*Given exercise*:
Keep every line where the word "script" appears; drop the rest.

## BEGIN Entries provided

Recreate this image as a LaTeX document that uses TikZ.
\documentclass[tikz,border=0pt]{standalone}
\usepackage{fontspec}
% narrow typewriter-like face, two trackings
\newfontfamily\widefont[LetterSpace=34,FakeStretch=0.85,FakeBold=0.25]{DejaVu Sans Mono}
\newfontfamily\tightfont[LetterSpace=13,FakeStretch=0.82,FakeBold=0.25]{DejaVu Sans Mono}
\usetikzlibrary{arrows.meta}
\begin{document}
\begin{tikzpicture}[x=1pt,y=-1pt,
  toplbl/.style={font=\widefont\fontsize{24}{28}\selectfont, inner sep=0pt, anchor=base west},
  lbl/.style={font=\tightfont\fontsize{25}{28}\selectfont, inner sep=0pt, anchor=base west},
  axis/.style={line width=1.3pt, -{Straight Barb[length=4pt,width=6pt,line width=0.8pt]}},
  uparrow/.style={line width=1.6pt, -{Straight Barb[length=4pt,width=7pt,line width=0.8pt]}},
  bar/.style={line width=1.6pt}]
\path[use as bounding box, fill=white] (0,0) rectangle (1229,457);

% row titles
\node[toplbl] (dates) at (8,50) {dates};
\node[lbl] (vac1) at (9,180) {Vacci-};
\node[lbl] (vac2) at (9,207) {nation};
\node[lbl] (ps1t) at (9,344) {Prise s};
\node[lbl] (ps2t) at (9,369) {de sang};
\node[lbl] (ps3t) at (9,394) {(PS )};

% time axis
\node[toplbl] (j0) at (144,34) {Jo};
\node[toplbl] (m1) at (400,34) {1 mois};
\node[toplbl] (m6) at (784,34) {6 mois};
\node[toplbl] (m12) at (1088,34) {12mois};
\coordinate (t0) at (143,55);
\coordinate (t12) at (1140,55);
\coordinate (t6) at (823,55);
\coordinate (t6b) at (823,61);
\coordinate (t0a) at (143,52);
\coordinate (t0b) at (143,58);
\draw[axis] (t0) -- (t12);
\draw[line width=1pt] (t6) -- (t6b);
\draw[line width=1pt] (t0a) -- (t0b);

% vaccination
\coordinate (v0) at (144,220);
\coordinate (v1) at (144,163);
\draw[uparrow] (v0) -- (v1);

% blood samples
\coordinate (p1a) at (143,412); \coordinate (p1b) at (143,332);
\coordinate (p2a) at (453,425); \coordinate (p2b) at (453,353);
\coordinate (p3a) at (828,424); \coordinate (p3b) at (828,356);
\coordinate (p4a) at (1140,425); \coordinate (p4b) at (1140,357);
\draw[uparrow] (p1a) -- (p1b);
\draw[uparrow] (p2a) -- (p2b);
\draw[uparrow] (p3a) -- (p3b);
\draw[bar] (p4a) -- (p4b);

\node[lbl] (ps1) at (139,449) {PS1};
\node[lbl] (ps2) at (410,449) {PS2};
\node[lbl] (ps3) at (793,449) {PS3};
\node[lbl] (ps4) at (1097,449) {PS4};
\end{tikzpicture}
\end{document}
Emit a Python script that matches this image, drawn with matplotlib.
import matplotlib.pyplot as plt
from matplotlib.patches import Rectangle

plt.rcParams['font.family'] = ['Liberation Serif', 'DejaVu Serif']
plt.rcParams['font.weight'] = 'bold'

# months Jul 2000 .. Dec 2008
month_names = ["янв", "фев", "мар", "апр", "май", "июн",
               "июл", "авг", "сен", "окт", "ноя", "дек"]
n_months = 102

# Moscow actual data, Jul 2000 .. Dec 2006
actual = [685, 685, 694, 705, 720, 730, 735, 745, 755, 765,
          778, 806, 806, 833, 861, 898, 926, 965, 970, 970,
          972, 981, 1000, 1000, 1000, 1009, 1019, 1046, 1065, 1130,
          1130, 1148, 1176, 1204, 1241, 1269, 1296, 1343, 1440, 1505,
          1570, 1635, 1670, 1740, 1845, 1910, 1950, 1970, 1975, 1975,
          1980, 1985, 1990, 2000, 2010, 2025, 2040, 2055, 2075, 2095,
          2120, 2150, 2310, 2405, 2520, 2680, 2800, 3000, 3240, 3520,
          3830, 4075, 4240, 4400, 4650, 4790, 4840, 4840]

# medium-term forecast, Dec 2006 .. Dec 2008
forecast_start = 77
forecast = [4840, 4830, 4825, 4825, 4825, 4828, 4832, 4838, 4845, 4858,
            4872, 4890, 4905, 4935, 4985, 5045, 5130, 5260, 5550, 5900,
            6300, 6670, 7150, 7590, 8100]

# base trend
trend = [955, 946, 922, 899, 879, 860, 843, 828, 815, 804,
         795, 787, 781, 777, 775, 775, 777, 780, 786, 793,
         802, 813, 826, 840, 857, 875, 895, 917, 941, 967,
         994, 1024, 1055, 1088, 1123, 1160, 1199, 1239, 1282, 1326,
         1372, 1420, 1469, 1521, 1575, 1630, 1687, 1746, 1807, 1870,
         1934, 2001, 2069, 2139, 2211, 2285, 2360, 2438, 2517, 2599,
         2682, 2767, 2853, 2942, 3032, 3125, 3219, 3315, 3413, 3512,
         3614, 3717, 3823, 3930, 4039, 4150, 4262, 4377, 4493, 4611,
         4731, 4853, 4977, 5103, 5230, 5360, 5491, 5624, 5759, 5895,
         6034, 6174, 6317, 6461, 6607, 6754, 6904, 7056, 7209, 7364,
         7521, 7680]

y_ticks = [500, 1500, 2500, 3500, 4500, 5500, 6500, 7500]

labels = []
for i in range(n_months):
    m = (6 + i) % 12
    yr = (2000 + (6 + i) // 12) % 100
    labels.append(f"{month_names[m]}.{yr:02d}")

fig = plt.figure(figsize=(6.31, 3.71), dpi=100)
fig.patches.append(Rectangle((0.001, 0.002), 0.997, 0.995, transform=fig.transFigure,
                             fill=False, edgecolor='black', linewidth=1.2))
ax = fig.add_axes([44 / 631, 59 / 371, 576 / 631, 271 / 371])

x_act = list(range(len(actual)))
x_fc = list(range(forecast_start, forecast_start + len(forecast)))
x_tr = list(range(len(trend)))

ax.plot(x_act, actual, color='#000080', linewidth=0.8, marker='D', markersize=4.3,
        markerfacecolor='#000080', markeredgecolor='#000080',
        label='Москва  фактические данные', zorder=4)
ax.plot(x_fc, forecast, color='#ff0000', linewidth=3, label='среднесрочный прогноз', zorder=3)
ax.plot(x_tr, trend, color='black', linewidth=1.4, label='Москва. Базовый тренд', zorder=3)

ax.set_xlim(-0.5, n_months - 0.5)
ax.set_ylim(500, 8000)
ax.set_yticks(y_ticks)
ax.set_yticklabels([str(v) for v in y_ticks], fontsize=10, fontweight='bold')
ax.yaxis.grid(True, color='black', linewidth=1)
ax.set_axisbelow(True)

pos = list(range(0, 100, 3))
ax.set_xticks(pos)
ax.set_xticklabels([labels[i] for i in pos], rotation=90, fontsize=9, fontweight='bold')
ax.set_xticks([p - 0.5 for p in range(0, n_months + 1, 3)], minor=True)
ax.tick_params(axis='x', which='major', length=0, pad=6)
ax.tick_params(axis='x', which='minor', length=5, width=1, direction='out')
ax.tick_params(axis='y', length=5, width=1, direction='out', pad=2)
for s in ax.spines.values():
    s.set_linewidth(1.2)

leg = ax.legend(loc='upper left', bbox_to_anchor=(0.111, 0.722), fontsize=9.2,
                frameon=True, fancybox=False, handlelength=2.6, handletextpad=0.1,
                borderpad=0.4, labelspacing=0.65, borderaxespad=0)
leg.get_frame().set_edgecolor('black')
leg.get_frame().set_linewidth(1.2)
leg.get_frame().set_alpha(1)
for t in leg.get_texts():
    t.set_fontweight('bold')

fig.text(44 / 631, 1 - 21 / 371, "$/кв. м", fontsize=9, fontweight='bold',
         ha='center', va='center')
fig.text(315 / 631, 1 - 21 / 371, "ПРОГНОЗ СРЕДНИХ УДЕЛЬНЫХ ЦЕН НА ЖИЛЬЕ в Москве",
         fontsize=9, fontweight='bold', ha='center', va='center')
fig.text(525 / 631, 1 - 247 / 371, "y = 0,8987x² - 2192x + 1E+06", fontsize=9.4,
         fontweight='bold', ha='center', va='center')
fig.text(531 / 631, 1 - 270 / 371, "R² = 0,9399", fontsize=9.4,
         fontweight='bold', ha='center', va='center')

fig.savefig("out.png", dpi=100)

## END Entries provided
## BEGIN Entries provided

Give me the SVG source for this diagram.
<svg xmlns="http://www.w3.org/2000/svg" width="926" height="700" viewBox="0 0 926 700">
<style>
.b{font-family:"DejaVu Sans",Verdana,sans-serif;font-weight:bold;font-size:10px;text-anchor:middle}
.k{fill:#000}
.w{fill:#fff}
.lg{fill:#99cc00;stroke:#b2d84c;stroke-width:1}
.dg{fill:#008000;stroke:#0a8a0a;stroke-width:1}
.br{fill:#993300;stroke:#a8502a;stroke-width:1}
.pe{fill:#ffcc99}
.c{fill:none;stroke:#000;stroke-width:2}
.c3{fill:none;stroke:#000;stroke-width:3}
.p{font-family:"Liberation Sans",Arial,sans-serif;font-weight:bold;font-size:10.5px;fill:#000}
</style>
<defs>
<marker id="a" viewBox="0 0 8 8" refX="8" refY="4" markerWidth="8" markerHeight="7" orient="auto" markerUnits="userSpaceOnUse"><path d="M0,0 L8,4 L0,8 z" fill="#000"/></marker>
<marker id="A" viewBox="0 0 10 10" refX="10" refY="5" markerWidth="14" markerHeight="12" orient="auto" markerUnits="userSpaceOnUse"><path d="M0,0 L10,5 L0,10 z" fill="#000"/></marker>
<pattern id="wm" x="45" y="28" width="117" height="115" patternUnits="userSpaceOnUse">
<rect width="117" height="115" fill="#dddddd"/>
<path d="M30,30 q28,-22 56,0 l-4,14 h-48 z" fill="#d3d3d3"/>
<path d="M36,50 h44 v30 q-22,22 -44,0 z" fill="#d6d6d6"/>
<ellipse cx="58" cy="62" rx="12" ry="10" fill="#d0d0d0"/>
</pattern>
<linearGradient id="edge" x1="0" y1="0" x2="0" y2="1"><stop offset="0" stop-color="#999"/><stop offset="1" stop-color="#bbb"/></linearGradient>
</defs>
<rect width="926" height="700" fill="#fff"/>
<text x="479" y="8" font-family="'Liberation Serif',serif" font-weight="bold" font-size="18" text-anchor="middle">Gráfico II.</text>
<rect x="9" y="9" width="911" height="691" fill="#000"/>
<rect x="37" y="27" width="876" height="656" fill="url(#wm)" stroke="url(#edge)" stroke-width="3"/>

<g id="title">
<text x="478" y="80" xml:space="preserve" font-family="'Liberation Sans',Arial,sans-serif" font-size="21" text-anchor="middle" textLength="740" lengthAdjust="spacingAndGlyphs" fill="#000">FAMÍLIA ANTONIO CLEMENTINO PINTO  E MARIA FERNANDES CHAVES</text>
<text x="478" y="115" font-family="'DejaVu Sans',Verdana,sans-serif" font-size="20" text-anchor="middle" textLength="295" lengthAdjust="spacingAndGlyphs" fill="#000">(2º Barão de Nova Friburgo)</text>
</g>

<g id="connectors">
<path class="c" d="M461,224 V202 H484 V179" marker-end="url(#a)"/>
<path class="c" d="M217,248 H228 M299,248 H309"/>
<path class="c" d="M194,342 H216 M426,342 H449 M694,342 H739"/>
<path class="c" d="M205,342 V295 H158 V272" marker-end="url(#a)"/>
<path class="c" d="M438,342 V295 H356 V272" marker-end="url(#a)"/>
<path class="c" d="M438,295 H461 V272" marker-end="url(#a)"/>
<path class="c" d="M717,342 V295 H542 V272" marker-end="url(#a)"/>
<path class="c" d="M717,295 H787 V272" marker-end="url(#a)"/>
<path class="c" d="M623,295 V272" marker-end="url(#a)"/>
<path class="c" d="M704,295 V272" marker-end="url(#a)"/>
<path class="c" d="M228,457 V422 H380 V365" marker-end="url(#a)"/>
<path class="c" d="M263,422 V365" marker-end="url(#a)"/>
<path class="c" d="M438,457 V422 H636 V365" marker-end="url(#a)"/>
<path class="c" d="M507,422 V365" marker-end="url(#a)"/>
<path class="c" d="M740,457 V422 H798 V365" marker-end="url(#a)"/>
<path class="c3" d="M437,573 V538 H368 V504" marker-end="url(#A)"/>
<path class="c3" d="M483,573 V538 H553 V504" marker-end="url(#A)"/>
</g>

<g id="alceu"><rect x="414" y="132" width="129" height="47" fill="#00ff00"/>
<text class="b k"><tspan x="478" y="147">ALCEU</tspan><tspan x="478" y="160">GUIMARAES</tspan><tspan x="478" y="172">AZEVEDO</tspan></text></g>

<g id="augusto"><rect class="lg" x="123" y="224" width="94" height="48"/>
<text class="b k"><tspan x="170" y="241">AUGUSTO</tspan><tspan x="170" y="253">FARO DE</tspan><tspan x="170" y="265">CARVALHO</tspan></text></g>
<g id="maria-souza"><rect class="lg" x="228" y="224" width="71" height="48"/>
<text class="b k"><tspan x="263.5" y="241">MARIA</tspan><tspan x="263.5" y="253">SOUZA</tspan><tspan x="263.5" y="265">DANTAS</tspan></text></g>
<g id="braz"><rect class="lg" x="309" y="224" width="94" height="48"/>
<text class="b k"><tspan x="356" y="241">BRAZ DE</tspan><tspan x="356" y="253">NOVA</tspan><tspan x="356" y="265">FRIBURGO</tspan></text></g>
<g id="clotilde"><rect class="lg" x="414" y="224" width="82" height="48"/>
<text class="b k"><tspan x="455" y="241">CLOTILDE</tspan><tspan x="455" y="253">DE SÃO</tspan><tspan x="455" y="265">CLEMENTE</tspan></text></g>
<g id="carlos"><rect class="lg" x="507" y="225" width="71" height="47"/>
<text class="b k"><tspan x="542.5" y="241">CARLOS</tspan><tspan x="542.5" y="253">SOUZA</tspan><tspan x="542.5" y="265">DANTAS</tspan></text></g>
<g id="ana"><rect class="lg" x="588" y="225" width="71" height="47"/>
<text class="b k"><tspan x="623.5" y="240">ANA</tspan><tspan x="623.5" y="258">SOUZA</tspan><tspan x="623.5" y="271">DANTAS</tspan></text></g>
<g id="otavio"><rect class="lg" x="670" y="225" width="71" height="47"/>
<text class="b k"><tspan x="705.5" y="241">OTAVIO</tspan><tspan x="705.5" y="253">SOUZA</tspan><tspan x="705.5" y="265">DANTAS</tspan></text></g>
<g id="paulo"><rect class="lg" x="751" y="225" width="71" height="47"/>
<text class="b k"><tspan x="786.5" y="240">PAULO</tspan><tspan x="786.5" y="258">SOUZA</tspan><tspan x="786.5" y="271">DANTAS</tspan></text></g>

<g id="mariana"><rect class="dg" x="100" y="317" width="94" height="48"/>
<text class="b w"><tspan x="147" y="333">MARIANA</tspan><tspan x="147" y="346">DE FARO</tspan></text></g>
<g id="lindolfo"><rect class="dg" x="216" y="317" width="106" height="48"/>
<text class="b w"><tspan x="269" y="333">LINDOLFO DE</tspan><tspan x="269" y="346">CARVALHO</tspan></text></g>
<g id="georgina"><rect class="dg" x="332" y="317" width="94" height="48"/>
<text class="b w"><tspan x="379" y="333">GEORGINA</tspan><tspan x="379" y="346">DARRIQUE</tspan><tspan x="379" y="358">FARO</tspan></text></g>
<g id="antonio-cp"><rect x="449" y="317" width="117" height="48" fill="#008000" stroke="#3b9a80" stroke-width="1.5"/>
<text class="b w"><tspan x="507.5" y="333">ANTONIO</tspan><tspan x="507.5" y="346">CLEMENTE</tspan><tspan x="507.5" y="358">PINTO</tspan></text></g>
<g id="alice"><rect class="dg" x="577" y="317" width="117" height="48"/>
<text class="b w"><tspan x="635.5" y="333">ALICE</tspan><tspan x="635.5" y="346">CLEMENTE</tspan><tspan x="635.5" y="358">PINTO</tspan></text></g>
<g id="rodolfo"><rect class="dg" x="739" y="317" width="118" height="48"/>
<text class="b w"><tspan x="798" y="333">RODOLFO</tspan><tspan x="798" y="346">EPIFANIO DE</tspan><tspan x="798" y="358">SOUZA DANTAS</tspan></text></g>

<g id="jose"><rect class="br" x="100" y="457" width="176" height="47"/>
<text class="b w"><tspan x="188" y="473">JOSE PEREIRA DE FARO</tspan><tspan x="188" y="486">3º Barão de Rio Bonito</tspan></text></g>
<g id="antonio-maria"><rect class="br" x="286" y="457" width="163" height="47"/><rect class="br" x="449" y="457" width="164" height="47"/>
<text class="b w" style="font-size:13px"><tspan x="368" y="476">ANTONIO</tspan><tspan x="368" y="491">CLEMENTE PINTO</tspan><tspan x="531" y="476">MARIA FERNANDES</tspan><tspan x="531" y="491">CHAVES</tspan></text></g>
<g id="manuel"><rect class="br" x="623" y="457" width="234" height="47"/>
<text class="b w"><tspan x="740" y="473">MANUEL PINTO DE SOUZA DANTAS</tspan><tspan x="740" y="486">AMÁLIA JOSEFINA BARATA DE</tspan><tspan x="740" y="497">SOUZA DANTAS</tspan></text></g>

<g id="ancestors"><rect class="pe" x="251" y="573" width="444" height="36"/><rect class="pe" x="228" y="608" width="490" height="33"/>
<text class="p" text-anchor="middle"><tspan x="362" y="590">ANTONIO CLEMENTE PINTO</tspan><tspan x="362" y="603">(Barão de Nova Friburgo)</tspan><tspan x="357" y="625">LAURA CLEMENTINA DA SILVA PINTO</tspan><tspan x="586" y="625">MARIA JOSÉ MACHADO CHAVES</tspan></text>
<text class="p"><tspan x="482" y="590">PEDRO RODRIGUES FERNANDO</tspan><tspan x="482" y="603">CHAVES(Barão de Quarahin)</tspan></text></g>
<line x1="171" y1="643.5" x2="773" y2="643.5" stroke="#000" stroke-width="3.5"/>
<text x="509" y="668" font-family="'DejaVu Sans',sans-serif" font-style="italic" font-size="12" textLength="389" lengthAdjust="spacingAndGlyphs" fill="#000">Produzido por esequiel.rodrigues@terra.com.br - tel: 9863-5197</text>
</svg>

## END Entries provided
## BEGIN Entries provided

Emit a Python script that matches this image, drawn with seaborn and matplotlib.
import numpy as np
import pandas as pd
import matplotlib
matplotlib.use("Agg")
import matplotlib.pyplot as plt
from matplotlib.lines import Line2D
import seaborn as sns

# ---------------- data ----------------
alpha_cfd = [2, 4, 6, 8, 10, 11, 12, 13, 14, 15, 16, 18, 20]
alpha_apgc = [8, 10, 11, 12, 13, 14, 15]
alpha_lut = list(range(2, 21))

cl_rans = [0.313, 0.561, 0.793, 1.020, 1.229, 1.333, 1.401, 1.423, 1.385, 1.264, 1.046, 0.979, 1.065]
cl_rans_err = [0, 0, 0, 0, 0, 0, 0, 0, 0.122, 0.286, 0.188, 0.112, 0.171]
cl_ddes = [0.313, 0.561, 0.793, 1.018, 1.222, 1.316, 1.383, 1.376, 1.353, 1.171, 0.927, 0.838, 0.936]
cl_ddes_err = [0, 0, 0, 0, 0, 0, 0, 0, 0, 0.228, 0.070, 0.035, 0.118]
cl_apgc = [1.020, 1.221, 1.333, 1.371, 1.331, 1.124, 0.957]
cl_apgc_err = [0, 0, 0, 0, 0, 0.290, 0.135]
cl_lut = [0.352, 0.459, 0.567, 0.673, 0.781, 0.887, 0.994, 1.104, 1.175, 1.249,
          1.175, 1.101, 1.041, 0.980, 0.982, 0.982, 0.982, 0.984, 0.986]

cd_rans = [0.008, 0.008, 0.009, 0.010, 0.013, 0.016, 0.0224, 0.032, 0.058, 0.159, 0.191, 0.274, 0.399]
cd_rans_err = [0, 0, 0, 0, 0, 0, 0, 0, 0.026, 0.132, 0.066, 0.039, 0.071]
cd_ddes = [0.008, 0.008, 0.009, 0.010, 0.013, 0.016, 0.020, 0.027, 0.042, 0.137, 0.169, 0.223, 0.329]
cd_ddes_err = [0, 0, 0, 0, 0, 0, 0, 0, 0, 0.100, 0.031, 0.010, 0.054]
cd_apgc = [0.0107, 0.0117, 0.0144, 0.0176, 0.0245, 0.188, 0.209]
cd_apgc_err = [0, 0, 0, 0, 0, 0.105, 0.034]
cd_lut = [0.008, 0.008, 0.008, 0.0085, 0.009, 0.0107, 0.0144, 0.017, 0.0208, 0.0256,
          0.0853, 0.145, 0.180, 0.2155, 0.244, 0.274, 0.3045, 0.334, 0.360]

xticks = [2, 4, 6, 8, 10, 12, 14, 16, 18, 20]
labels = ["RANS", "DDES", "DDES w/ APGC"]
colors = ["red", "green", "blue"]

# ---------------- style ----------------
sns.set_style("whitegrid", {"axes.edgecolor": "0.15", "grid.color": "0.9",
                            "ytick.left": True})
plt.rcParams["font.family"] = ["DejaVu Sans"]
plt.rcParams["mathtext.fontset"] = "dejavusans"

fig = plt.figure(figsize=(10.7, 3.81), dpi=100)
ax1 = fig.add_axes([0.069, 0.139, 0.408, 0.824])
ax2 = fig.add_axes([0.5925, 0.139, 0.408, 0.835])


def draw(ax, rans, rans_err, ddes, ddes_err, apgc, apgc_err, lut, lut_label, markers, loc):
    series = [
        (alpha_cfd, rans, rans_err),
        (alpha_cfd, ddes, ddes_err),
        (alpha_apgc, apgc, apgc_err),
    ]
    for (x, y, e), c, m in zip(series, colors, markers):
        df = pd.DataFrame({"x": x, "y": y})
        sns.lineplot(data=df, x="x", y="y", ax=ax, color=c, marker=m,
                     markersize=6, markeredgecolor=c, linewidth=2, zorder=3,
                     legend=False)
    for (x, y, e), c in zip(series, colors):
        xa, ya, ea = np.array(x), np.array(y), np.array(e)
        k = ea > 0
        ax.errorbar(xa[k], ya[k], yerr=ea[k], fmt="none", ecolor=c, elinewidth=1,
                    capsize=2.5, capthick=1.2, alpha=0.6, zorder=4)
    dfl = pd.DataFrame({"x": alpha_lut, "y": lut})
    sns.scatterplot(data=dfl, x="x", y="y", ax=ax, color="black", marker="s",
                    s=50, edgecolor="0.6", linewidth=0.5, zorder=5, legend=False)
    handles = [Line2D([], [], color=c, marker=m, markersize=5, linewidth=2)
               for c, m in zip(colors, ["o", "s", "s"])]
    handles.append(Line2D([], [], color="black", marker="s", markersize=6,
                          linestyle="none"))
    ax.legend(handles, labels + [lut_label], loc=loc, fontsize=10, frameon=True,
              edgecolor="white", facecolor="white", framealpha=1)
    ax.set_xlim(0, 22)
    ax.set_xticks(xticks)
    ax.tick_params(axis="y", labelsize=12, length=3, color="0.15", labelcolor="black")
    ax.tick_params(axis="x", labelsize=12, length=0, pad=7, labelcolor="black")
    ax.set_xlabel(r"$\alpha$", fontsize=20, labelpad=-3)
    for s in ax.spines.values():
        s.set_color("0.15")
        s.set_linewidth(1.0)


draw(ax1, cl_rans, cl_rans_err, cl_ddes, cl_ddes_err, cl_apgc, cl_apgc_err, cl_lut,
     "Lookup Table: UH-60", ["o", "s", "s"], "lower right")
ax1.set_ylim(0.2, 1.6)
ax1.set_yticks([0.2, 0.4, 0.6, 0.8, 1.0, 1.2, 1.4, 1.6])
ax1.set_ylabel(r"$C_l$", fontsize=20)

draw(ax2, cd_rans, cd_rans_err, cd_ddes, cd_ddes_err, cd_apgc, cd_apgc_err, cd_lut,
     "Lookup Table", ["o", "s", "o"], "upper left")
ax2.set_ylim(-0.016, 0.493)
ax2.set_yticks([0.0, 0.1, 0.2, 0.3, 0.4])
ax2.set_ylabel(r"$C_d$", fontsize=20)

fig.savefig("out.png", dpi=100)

## END Entries provided

*Finished answer*:
Emit a Python script that matches this image, drawn with matplotlib.
Emit a Python script that matches this image, drawn with seaborn and matplotlib.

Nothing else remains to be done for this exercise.